Dans un article publié en 1966, un texte adroit et subtil, quoique pris dans bien des contradictions encore au regard du cheminement intellectuel qui devait être celui de la critique et historienne de l'art, Rosalind Krauss sut avec intuition nouer ensemble nombre des thèmes qui, au cours des années à venir, allaient polariser réflexions et débats autour de la sculpture. Le texte est consacré au travail de Donald Judd, figure majeure de l'
art minimal tout récemment porté aux nues.
Cette étude d'Anaël Lejeune porte sur la notion de sculpture telle qu'elle s'est trouvée problématisée aux états-Unis durant la seconde moitié des années 1960 et au début des années 1970. Singulièrement,
elle envisage le travail de quatre artistes ayant œuvré au lendemain immédiat de
l'avènement du minimalisme :
Mel Bochner,
Robert Morris, Richard Serra et
Robert Smithson.
À travers leur pratique et leurs écrits, ces quatre artistes ont en effet articulé une pensée du
médium sculptural à partir d'une dialectisation de deux points de vue ou modes d'appréhension
de son objet que sont, d'une part, la vue surplombante ou totalisante, soit le géométral, et d'autre
part, sa perception fragmentaire et contingente au sol, soit le profil, notamment thématisé sous les
traits de la vue perspective.
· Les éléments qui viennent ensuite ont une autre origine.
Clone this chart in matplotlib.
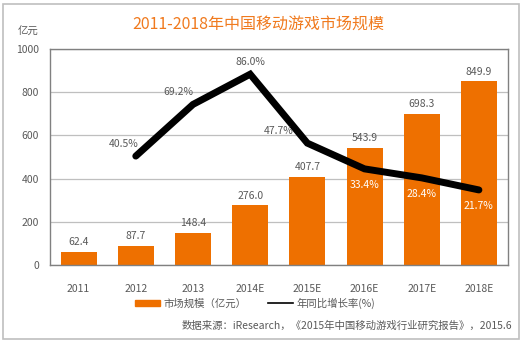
import matplotlib.pyplot as plt
from matplotlib.patches import Rectangle
from matplotlib.lines import Line2D

plt.rcParams['font.family'] = ['Noto Sans CJK SC', 'DejaVu Sans']

years = ["2011", "2012", "2013", "2014E", "2015E", "2016E", "2017E", "2018E"]
market = [62.4, 87.7, 148.4, 276.0, 407.7, 543.9, 698.3, 849.9]
growth_years = ["2012", "2013", "2014E", "2015E", "2016E", "2017E", "2018E"]
growth = [40.5, 69.2, 86.0, 47.7, 33.4, 28.4, 21.7]

orange = "#EE7000"
gray = "#595959"

W, H = 523, 343
fig = plt.figure(figsize=(W / 100, H / 100), dpi=100)

# outer frame
fig.patches.append(Rectangle((3 / W, 4 / H), 516 / W, 335 / H, transform=fig.transFigure,
                             fill=False, edgecolor="#BFBFBF", linewidth=1.2))

ax = fig.add_axes([50 / W, 1 - 265 / H, 457.5 / W, 216 / H])
x = list(range(len(years)))
ax.bar(x, market, width=0.63, color=orange, zorder=2)
ax.set_xlim(-0.5, len(years) - 0.5)
ax.set_ylim(0, 1000)
ax.set_yticks(range(0, 1001, 200))
ax.set_xticks(x)
ax.set_xticklabels(years)
ax.tick_params(length=0, labelsize=7.5, labelcolor=gray, pad=14)
ax.tick_params(axis="y", pad=8)
ax.grid(axis="y", color="#BFBFBF", linewidth=0.9, zorder=0)
for s in ax.spines.values():
    s.set_color("#808080")
    s.set_linewidth(1.0)

for xi, v in zip(x, market):
    ax.text(xi, v + 22, f"{v:.1f}", ha="center", va="bottom", fontsize=7.5, color=gray)

# growth line on hidden secondary axis
ax2 = ax.twinx()
ax2.set_ylim(-20, 100)
ax2.axis("off")
gx = [years.index(y) for y in growth_years]
ax2.plot(gx, growth, color="black", linewidth=5, solid_joinstyle="miter",
         solid_capstyle="round", zorder=3)

offsets = [(-0.22, 4, gray), (-0.25, 4, gray), (0.0, 4, gray), (-0.5, 4, gray),
           (0.0, -6, "white"), (0.0, -6, "white"), (0.0, -6, "white")]
for xi, v, (dx, dy, c) in zip(gx, growth, offsets):
    ax2.text(xi + dx, v + dy, f"{v:.1f}%", ha="center", va="bottom" if dy > 0 else "top",
             fontsize=7.5, color=c)

fig.text(258 / W, 1 - 24 / H, "2011-2018年中国移动游戏市场规模", ha="center", va="center",
         fontsize=11.5, color="#F07A1E")
fig.text(28 / W, 1 - 32 / H, "亿元", ha="center", va="center", fontsize=7.5, color=gray)

# legend
handles = [Rectangle((0, 0), 1, 1, color=orange), Line2D([0], [0], color="black", linewidth=1.2)]
fig.legend(handles, ["市场规模（亿元）", "年同比增长率(%)"], loc="center",
           bbox_to_anchor=(255 / W, 1 - 303 / H), ncol=2, frameon=False, fontsize=7.5,
           labelcolor=gray, handlelength=2.4, handleheight=0.5, handletextpad=0.4,
           columnspacing=2.0)

fig.text(512 / W, 1 - 326 / H, "数据来源：iResearch，《2015年中国移动游戏行业研究报告》，2015.6",
         ha="right", va="center", fontsize=7.5, color=gray)

fig.savefig("out.png", dpi=100)
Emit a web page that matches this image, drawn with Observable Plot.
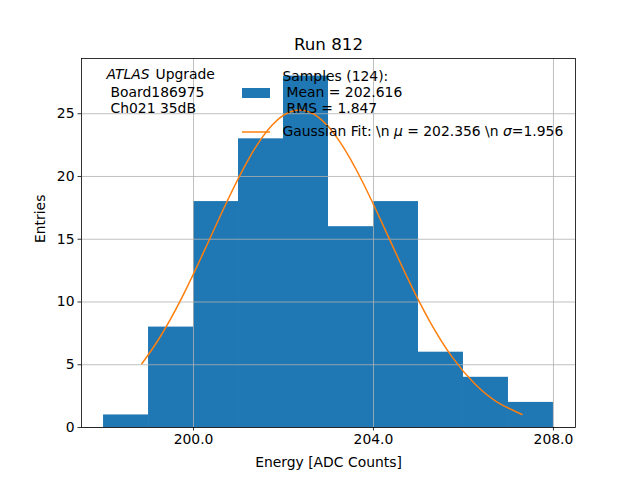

La régularité avec laquelle ces artistes ont eu recours à ce modèle ne
peut manquer de signaler la capacité dont ils le jugeaient apte à rendre compte des enjeux spécifiques
soulevés par l'objet sculptural et l'appréhension de sa spatialité.
Concomitamment, en analysant tour à tour les modalités par lesquelles les œuvres thématisent
leurs propres conditions d'existence et d'apparition, les réflexions écrites qui s'y adossent,
et les outils philosophiques convoqués à l'appui de propositions artistiques, cette étude entend
rendre sensibles certains des processus par lesquels s'élabore une forme de théorie à l'œuvre.